▶ **Stated goal**: Return each line that holds the word "with".

▶ **Dataset content**:
#####
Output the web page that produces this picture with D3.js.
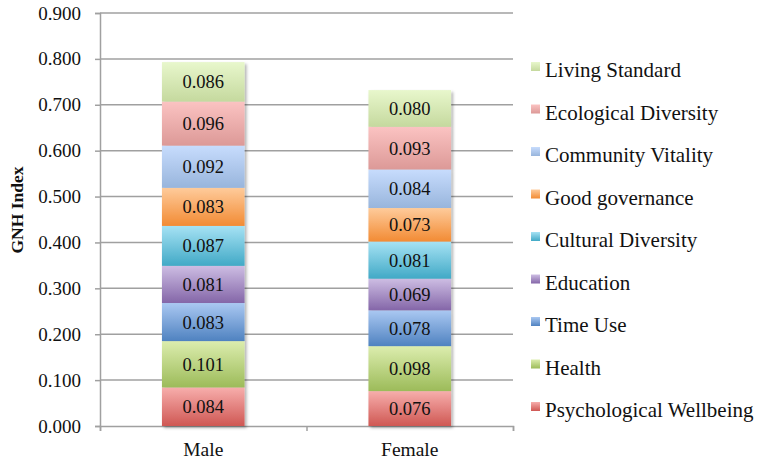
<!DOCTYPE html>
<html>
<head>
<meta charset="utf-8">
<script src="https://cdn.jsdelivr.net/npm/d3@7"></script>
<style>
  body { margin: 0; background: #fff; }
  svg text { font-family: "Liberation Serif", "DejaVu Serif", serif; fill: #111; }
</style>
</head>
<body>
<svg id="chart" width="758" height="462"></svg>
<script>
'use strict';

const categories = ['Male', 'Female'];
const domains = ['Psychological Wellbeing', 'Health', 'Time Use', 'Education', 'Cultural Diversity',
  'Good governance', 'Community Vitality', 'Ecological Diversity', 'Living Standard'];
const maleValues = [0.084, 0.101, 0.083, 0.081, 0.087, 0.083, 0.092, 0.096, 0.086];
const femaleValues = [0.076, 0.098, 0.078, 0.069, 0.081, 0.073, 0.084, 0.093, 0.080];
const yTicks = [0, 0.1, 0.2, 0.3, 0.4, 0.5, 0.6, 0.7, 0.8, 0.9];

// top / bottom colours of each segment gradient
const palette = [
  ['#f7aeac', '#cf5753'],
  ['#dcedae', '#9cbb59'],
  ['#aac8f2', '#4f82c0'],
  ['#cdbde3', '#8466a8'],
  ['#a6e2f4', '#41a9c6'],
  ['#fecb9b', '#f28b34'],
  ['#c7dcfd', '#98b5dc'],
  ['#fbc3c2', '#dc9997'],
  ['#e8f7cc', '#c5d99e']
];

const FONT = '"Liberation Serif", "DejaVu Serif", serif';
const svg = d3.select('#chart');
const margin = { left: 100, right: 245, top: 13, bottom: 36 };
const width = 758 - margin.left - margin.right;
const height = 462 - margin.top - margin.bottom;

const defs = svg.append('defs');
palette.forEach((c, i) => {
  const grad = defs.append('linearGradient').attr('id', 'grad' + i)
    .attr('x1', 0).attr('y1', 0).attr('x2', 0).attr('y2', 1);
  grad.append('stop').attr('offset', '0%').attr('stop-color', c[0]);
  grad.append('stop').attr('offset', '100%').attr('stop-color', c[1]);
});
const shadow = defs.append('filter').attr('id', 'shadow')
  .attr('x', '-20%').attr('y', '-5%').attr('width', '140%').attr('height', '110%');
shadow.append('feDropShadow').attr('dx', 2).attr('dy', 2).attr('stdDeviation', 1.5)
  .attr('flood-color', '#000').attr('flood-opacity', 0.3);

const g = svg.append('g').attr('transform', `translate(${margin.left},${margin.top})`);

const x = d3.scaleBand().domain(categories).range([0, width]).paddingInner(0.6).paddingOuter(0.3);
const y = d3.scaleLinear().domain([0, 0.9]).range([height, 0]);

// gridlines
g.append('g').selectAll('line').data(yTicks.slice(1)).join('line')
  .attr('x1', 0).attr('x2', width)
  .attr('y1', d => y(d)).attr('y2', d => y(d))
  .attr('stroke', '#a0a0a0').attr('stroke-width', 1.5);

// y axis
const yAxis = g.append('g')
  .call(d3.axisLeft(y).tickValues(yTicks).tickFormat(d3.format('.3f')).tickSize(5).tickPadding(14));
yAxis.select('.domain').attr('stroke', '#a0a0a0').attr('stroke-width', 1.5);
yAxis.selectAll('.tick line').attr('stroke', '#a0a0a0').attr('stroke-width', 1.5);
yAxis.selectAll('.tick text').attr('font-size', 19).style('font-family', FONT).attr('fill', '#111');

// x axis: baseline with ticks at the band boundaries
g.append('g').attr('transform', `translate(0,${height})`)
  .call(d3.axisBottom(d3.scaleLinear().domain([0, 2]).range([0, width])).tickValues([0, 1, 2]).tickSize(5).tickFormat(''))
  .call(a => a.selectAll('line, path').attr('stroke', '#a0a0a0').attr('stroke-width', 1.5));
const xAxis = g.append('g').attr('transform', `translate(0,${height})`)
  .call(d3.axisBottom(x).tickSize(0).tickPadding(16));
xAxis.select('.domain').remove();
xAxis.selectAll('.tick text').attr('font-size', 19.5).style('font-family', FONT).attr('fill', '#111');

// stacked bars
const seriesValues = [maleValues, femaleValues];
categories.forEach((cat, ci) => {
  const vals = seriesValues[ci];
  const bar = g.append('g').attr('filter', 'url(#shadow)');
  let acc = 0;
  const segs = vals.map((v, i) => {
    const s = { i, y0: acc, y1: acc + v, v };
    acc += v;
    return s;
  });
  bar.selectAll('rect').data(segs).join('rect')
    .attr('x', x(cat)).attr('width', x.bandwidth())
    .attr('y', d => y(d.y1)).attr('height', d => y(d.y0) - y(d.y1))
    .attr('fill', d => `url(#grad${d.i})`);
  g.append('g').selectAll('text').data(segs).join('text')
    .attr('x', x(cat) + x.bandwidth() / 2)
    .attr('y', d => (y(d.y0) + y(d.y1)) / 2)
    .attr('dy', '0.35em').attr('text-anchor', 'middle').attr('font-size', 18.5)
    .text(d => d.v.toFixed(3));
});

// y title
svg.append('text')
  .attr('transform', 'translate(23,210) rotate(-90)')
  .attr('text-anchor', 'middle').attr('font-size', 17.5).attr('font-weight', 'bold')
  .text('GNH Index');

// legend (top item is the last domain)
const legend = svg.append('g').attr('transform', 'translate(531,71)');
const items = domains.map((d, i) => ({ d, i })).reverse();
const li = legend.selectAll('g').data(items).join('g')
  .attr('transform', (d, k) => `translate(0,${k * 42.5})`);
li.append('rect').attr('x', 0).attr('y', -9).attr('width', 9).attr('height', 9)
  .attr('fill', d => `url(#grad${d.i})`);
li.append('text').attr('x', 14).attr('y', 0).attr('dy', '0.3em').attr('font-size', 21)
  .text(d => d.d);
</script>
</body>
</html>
#####
▶ **Finished answer**:
Output the web page that produces this picture with D3.js.
// x axis: baseline with ticks at the band boundaries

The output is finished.